Google Groups no longer supports new Usenet posts or subscriptions. Historical content remains viewable.
Dismiss

faq

12 views
Skip to first unread message

Marius Nita

unread,
Nov 12, 2002, 7:40:29 PM11/12/02
to perl6-i...@perl.org
Hello,

I have a question about the Parrot FAQ. I hope it's not too off-topic for this
list. The FAQ mentions that "it would be nice to write the Perl to Bytecode
compiler in Perl" and that there is no bootstrap problem.

Does this mean that the perl6 compiler is written in perl5 and it will be
rewritten in perl6 when a large enough subset of perl6 is implemented? I
figure Perl5 will be obsolete at some point in the future...

I noticed that the current incomplete perl6 implementation is written in perl5
using Parse::RecDescent, but I figured it's just a test implementation until
the "real" compiler is written in C...

Thanks
marius

Markus Laire

unread,
Nov 13, 2002, 4:08:08 AM11/13/02
to Marius Nita, perl6-i...@perl.org
On 12 Nov 2002 at 16:40, Marius Nita wrote:

> Hello,
>
> I have a question about the Parrot FAQ. I hope it's not too
> off-topic for this list. The FAQ mentions that "it would be nice to
> write the Perl to Bytecode compiler in Perl" and that there is no
> bootstrap problem.
>
> Does this mean that the perl6 compiler is written in perl5 and it
> will be rewritten in perl6 when a large enough subset of perl6 is
> implemented? I figure Perl5 will be obsolete at some point in the
> future...

perl6, or parrot, or something else which runs on parrot.
With parrot you have a lot of possibilities on which languages to use
(once it's complete).

> I noticed that the current incomplete perl6 implementation is written
> in perl5 using Parse::RecDescent, but I figured it's just a test
> implementation until the "real" compiler is written in C...
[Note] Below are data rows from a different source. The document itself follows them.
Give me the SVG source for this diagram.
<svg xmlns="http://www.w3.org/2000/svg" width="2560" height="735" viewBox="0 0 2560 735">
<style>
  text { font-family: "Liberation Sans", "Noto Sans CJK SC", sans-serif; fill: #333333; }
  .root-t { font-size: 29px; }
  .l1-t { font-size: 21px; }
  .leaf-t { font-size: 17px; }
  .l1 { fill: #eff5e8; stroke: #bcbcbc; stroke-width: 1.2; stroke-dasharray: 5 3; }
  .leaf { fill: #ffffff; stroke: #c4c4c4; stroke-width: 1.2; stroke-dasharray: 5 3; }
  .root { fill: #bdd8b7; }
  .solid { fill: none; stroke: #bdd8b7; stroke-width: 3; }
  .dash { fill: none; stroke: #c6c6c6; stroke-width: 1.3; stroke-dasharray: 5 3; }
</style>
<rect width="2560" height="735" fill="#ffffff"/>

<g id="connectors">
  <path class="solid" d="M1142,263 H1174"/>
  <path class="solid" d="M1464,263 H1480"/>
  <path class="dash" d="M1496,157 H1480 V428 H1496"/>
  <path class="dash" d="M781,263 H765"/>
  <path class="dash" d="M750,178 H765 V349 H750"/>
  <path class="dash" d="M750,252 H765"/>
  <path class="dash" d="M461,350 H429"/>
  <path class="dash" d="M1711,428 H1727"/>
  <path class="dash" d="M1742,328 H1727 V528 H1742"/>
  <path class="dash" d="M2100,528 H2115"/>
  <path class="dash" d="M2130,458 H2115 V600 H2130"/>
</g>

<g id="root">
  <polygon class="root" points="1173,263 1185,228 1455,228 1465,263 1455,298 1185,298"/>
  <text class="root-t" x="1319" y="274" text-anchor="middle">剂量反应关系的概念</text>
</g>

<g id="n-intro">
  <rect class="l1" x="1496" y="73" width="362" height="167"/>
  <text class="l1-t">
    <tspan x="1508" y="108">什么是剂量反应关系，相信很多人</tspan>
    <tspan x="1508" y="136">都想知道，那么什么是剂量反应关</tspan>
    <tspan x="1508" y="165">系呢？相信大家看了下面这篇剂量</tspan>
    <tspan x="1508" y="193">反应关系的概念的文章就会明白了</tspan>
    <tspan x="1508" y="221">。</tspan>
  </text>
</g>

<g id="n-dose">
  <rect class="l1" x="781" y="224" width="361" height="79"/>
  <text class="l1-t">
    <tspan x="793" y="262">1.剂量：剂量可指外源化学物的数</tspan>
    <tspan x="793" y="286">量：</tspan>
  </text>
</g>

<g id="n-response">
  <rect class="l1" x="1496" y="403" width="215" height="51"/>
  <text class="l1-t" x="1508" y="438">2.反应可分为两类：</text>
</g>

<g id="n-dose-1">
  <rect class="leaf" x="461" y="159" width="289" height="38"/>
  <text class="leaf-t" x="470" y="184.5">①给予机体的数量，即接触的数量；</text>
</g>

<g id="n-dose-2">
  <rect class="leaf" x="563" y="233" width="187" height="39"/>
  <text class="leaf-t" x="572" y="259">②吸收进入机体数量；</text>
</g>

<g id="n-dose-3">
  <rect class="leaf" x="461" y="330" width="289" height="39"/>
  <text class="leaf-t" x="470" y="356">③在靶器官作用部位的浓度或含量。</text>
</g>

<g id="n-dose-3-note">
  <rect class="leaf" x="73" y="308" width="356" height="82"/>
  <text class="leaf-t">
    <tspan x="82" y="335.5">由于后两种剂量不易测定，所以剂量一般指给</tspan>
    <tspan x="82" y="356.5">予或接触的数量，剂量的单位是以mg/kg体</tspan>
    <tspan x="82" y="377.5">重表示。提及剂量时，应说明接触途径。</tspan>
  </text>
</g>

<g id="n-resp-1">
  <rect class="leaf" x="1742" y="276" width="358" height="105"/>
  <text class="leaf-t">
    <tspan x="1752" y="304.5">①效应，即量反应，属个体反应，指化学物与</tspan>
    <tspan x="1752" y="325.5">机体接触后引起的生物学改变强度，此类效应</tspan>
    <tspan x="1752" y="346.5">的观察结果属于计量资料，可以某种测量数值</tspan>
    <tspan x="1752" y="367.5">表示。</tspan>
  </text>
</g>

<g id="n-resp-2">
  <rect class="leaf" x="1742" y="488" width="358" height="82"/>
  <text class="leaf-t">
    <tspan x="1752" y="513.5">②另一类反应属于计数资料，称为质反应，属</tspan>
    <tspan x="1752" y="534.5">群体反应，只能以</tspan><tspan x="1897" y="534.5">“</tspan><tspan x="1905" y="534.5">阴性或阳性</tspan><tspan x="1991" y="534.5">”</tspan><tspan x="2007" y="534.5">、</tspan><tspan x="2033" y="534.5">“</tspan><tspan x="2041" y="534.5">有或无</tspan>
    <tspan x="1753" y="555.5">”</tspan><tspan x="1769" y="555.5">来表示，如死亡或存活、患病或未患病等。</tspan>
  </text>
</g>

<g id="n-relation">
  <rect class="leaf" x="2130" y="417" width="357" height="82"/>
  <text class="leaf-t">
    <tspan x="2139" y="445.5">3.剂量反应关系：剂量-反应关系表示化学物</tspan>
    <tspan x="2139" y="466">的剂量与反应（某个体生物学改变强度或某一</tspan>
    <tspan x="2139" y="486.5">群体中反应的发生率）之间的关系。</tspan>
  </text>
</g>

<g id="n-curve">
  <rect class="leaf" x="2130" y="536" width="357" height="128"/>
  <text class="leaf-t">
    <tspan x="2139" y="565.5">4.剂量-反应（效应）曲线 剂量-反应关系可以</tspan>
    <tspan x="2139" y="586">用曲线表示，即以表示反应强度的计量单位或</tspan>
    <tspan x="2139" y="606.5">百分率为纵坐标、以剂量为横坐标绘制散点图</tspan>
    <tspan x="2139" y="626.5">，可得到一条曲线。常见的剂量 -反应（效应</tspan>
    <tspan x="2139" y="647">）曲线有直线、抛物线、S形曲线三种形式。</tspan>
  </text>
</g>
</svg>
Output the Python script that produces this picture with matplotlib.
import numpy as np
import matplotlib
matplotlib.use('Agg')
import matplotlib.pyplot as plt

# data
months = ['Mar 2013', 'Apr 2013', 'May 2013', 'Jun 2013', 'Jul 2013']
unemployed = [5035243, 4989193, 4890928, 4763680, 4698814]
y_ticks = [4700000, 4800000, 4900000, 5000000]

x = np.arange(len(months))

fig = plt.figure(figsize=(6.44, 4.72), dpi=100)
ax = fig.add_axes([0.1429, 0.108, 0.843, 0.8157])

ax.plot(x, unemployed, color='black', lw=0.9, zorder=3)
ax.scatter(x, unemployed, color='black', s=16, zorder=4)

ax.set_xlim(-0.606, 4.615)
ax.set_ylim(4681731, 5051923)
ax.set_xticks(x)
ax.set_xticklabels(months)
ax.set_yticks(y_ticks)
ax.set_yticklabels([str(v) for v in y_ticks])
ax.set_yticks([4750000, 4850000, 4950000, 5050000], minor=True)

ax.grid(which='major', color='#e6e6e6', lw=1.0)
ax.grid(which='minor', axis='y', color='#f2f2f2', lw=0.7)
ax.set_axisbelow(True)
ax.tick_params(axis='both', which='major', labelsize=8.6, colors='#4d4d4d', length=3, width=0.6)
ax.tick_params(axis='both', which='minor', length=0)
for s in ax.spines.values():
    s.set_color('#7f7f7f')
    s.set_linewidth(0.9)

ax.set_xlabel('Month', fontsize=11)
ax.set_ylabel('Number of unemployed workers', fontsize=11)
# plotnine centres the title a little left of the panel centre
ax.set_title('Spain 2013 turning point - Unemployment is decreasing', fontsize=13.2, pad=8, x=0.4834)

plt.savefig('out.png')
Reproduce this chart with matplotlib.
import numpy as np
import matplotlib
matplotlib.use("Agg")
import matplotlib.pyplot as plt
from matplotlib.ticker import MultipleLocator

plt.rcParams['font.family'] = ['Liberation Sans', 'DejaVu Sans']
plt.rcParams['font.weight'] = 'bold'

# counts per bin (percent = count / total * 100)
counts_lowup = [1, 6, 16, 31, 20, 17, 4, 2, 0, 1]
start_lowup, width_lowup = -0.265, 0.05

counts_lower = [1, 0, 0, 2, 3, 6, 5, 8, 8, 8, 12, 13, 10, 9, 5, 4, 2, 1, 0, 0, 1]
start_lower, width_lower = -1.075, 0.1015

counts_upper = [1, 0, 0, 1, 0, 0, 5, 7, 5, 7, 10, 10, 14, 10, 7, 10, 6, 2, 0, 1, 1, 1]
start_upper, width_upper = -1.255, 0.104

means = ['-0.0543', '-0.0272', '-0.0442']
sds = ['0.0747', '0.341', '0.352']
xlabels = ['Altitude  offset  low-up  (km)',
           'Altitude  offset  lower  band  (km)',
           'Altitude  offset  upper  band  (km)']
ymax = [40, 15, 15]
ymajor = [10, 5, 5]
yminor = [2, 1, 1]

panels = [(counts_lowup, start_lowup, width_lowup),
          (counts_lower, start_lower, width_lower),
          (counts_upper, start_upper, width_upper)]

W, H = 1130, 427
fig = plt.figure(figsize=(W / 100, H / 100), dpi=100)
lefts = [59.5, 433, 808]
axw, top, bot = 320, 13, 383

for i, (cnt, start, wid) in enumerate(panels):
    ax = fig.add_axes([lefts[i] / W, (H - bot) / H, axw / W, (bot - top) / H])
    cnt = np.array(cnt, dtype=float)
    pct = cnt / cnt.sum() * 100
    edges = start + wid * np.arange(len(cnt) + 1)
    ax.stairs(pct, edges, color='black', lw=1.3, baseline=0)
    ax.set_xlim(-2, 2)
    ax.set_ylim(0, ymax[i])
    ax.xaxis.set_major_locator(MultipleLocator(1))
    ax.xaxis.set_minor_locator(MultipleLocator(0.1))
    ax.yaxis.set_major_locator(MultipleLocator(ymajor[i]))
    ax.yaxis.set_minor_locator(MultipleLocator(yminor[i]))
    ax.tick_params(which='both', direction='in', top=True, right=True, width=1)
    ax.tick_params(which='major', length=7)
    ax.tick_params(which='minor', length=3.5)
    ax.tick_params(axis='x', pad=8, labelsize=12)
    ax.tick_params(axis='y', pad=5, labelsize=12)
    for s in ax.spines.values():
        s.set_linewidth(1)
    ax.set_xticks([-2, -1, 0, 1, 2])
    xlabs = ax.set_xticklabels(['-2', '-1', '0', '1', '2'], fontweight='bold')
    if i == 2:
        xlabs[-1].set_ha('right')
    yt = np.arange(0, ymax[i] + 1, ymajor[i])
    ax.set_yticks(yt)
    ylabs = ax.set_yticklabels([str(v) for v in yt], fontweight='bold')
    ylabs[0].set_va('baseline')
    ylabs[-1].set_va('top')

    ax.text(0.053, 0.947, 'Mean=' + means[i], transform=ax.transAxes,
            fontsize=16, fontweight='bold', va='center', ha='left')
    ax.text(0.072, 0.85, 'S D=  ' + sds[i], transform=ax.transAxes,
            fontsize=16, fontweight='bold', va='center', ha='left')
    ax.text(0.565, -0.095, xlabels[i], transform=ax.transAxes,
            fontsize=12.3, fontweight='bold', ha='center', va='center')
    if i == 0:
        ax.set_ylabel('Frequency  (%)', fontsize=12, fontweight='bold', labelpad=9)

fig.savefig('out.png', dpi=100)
perl5 won't be used anywhere when all is ready.

There will be small 'miniparrot' (currently in development), which
can be build with just C compiler [was anything else required?].

Miniparrot can then be used to build everything else, including full
parrot, perl6, other parrot-supported languaged, etc..

This 2nd step might be e.g. Bytecode-compiled perl6-program which is
simple enough to work with miniparrot.

(Here might be some mistakes, but this is as I understand this, based
on active lurking here)
--
Markus Laire 'malaire' <markus...@nic.fi>


Gopal V

unread,
Nov 13, 2002, 6:46:40 AM11/13/02
to perl6-i...@perl.org
If memory serves me right, Markus Laire wrote:
> Miniparrot can then be used to build everything else, including full
> parrot, perl6, other parrot-supported languaged, etc..
>
> This 2nd step might be e.g. Bytecode-compiled perl6-program which is
> simple enough to work with miniparrot.

Please for heaven's sake don't write a perl6 compiler in perl6 ... It's
*very* frustrating if I have to download version 1 to compile 1.1 and
so on... (imagine compiling CVS head with a chain of older stuff) ...
And even that is suspect when the fingerprinting and other stuff changes
the binary packfile format ... (stuff like additional blobs or blocs have
been discussed lately).... I have seen instances where a fix to support
feature "x" will need feature "x" to compile .... Dependency hellhole..
This is especially true as parrot doesn't have a fully functional reference
implementation (like gcc using cc) to start a bootstrap .....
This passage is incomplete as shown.